Retype exactly what runs from the first line of the data to the line with "L318,133 M279,157 L318,157", keeping both of those lines and skipping pictures.

>>>>>

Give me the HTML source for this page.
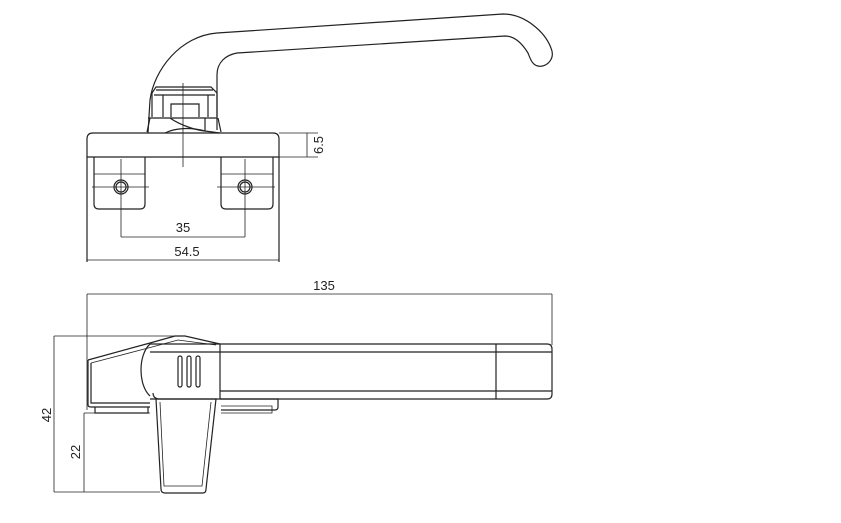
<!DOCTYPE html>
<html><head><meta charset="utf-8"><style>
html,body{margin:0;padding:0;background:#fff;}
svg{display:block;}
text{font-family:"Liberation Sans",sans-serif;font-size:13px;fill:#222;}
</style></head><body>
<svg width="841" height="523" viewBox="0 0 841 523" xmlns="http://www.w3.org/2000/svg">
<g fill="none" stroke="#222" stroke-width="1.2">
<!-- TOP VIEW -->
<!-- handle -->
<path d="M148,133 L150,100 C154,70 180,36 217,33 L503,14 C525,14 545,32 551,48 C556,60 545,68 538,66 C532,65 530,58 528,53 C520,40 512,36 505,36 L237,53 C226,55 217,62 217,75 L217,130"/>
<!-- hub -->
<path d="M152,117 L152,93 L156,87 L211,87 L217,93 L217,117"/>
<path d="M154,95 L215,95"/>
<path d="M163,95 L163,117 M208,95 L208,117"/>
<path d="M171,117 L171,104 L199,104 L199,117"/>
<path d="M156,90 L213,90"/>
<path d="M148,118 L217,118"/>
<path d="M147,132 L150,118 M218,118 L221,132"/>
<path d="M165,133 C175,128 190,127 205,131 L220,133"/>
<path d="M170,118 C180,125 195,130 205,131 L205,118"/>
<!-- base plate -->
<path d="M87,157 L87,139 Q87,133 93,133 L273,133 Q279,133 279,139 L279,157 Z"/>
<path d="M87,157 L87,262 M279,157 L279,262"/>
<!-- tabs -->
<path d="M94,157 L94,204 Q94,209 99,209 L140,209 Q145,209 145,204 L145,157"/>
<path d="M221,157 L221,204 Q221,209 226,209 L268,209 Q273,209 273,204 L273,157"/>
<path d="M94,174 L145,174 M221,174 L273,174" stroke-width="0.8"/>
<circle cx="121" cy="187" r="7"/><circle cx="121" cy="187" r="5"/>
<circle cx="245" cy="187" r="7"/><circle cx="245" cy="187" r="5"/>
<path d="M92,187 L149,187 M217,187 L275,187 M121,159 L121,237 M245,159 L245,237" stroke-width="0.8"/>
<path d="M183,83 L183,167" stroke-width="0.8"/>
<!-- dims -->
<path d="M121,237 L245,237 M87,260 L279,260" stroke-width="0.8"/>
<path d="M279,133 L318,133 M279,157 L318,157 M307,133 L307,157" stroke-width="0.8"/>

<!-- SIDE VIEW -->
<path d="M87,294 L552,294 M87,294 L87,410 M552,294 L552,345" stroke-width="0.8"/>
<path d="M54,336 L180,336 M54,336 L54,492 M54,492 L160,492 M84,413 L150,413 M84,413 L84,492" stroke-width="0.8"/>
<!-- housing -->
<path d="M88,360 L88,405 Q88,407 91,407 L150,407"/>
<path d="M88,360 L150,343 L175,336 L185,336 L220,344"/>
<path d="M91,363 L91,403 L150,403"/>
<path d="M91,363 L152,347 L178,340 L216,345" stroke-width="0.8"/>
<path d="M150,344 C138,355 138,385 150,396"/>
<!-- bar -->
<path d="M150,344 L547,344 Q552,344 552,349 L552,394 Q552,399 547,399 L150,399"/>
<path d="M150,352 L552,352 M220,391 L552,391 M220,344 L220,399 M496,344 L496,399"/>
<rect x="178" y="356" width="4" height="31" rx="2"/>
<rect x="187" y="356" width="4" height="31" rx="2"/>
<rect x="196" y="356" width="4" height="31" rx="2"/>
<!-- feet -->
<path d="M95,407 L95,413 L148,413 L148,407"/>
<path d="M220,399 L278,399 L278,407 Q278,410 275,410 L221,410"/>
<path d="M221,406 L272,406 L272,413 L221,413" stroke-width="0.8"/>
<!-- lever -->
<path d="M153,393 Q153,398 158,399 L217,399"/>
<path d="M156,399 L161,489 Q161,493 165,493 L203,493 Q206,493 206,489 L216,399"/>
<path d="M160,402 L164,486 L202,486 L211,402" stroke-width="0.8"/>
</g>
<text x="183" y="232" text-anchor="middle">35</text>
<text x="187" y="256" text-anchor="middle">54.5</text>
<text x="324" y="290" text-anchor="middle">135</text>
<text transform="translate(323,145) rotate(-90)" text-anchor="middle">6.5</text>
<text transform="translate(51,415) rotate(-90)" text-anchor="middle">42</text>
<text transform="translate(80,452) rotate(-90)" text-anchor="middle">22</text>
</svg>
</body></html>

<<<<<

§ Task solution
Give me the HTML source for this page.
<!DOCTYPE html>
<html><head><meta charset="utf-8"><style>
html,body{margin:0;padding:0;background:#fff;}
svg{display:block;}
text{font-family:"Liberation Sans",sans-serif;font-size:13px;fill:#222;}
</style></head><body>
<svg width="841" height="523" viewBox="0 0 841 523" xmlns="http://www.w3.org/2000/svg">
<g fill="none" stroke="#222" stroke-width="1.2">
<!-- TOP VIEW -->
<!-- handle -->
<path d="M148,133 L150,100 C154,70 180,36 217,33 L503,14 C525,14 545,32 551,48 C556,60 545,68 538,66 C532,65 530,58 528,53 C520,40 512,36 505,36 L237,53 C226,55 217,62 217,75 L217,130"/>
<!-- hub -->
<path d="M152,117 L152,93 L156,87 L211,87 L217,93 L217,117"/>
<path d="M154,95 L215,95"/>
<path d="M163,95 L163,117 M208,95 L208,117"/>
<path d="M171,117 L171,104 L199,104 L199,117"/>
<path d="M156,90 L213,90"/>
<path d="M148,118 L217,118"/>
<path d="M147,132 L150,118 M218,118 L221,132"/>
<path d="M165,133 C175,128 190,127 205,131 L220,133"/>
<path d="M170,118 C180,125 195,130 205,131 L205,118"/>
<!-- base plate -->
<path d="M87,157 L87,139 Q87,133 93,133 L273,133 Q279,133 279,139 L279,157 Z"/>
<path d="M87,157 L87,262 M279,157 L279,262"/>
<!-- tabs -->
<path d="M94,157 L94,204 Q94,209 99,209 L140,209 Q145,209 145,204 L145,157"/>
<path d="M221,157 L221,204 Q221,209 226,209 L268,209 Q273,209 273,204 L273,157"/>
<path d="M94,174 L145,174 M221,174 L273,174" stroke-width="0.8"/>
<circle cx="121" cy="187" r="7"/><circle cx="121" cy="187" r="5"/>
<circle cx="245" cy="187" r="7"/><circle cx="245" cy="187" r="5"/>
<path d="M92,187 L149,187 M217,187 L275,187 M121,159 L121,237 M245,159 L245,237" stroke-width="0.8"/>
<path d="M183,83 L183,167" stroke-width="0.8"/>
<!-- dims -->
<path d="M121,237 L245,237 M87,260 L279,260" stroke-width="0.8"/>
<path d="M279,133 L318,133 M279,157 L318,157 M307,133 L307,157" stroke-width="0.8"/>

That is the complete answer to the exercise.